Vance Center Supports Amicus Filing Challenging Brazil’s Amnesty Law

April 2022

The Human Rights and Access to justice Program contributed to a recently-filed amicus brief challenging the application of Brazil’s 1979 amnesty law to crimes against humanity. The case comes in a year when Brazilian President Jair Bolsonaro, a defender of the 1964 – 1985 military dictatorship sheltered by the amnesty law, faces re-election.
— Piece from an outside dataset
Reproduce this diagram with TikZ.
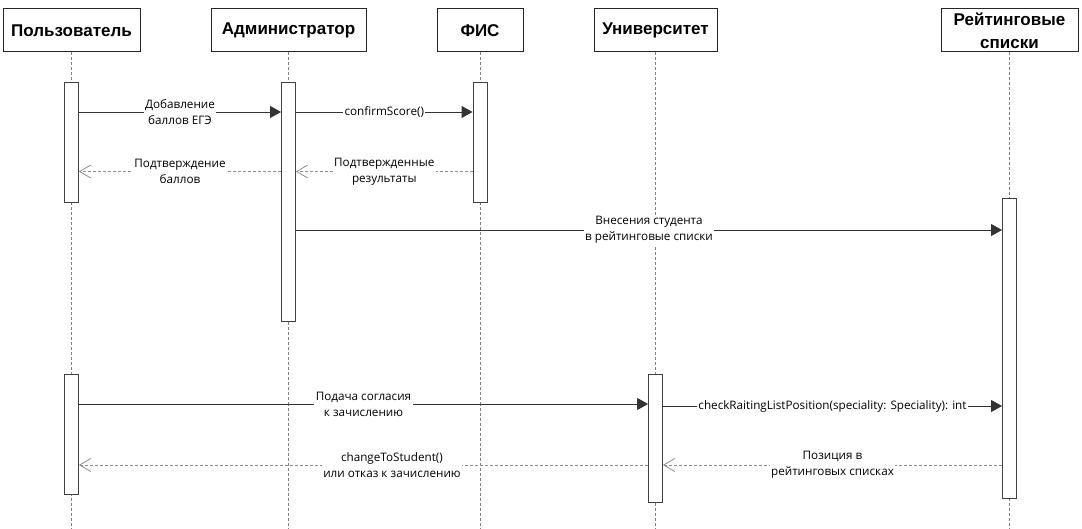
\documentclass[tikz,border=0pt]{standalone}
\usepackage{fontspec}
\setmainfont{Open Sans}
\newfontfamily\headfont{Liberation Sans}
\usetikzlibrary{arrows.meta,positioning}

\begin{document}
\begin{tikzpicture}[
    x=1pt, y={(0pt,-1pt)},
    actor/.style={rectangle, draw=black!85, line width=1pt, minimum height=43pt, inner xsep=2pt, inner ysep=1pt, align=center, font=\headfont\bfseries\fontsize{17}{23}\selectfont},
    act/.style={rectangle, draw=black!75, line width=0.9pt, fill=white, minimum width=14pt, inner sep=0pt},
    life/.style={draw=black!50, line width=0.8pt, dash pattern=on 3pt off 2pt},
    call/.style={draw=black!80, line width=0.9pt, -{Triangle[length=11pt,width=12pt]}},
    reply/.style={draw=black!45, line width=0.8pt, dash pattern=on 3pt off 2pt, -{Straight Barb[length=11pt,width=13pt]}},
    lbl/.style={fill=white, inner sep=1.5pt, align=center, text=black, font=\fontsize{11.7}{16}\selectfont}
]
\useasboundingbox (0,0) rectangle (1082,529);

% Actors
\node (user) [actor, minimum width=137pt] at (71.5,30.5) {Пользователь};
\node (admin) [actor, minimum width=155pt, right=70pt of user] {Администратор};
\node (fis) [actor, minimum width=86pt, right=70pt of admin] {ФИС};
\node (univ) [actor, minimum width=123pt, right=70pt of fis] {Университет};
\node (lists) [actor, minimum width=137pt] at (1009.5,30.5) {Рейтинговые\\списки};

% Lifelines
\coordinate (bottom) at (0,529);
\foreach \who in {user,admin,fis,univ,lists}
  \draw [life] (\who) -- (\who |- bottom);

% Activation bars
\node (userAct1) [act, below=30pt of user, minimum height=120pt] {};
\node (adminAct) [act, below=30pt of admin, minimum height=239pt] {};
\node (fisAct) [act, below=30pt of fis, minimum height=120pt] {};
\node (listsAct) [act, below=146pt of lists, minimum height=299pt] {};
\node (userAct2) [act, below=322pt of user, minimum height=119pt] {};
\node (univAct) [act, below=322pt of univ, minimum height=127pt] {};

% Message levels
\coordinate (m1) at (0,112);
\coordinate (m2) at (0,171.5);
\coordinate (m3) at (0,230);
\coordinate (m4) at (0,404);
\coordinate (m5) at (0,406);
\coordinate (m6) at (0,465);

% Messages
\draw [call] (userAct1.east |- m1) -- node[lbl] {Добавление\\баллов ЕГЭ} (adminAct.west |- m1);
\draw [call] (adminAct.east |- m1) -- node[lbl] {confirmScore()} (fisAct.west |- m1);
\draw [reply] (fisAct.west |- m2) -- node[lbl] {Подтвержденные\\результаты} (adminAct.east |- m2);
\draw [reply] (adminAct.west |- m2) -- node[lbl] {Подтверждение\\баллов} (userAct1.east |- m2);
\draw [call] (adminAct.east |- m3) -- node[lbl] {Внесения студента\\в рейтинговые списки} (listsAct.west |- m3);
\draw [call] (userAct2.east |- m4) -- node[lbl] {Подача согласия\\к зачислению} (univAct.west |- m4);
\draw [call] (univAct.east |- m5) -- node[lbl] {checkRaitingListPosition(speciality: Speciality): int} (listsAct.west |- m5);
\draw [reply] (listsAct.west |- m6) -- node[lbl] {Позиция в\\рейтинговых списках} (univAct.east |- m6);
\draw [reply] (univAct.west |- m6) -- node[lbl, pos=0.45] {changeToStudent()\\или отказ к зачислению} (userAct2.east |- m6);

\end{tikzpicture}
\end{document}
In the current context of deteriorating rule of law, endemic impunity, and rising violence in Brazil, the Instituto Vladimir Herzog (“Instituto”) and the Vance Center are working together to achieve accountability for crimes of the dictatorship. This includes supporting the Instituto’s challenge to the Brazilian amnesty law as amici before the Brazilian Supreme Federal Court (“STF” by its Brazilian initials) in ADPF 320 with pro bono representation from the law firm of Mattos Filho, Veiga Filho, Marrey Jr. e Quiroga Advogados. The submission before the STF argues that, under well-established international law principles, the amnesty law does not apply to grave human rights violations like those that occurred during the dictatorship.

The Human Rights Program contributed to the amicus brief as experts on international comparative precedents on transitional justice and amnesty laws. The Program analyzed international law and comparative experiences as they relate to amnesty and crimes against humanity, in particular looking at the cases of Argentina, Guatemala, and Colombia. Although at this time the STF has not set a hearing date, recent revelations proving that the Superior Military Court had knowledge of the occurrence of torture and arbitrary arrests during the dictatorship could put pressure on the STF to accelerate the process. It is expected that once it sets a trial date, it will invite amici to participate in oral arguments.

This amicus brief is one of a number of initiatives on transitional justice and the amnesty law that the Vance Center is pursuing with the Instituto, including raising awareness in Brazil about, the first-ever criminal proceedings where a court of law found a former member of the Brazilian military regime responsible for crimes committed during the dictatorship.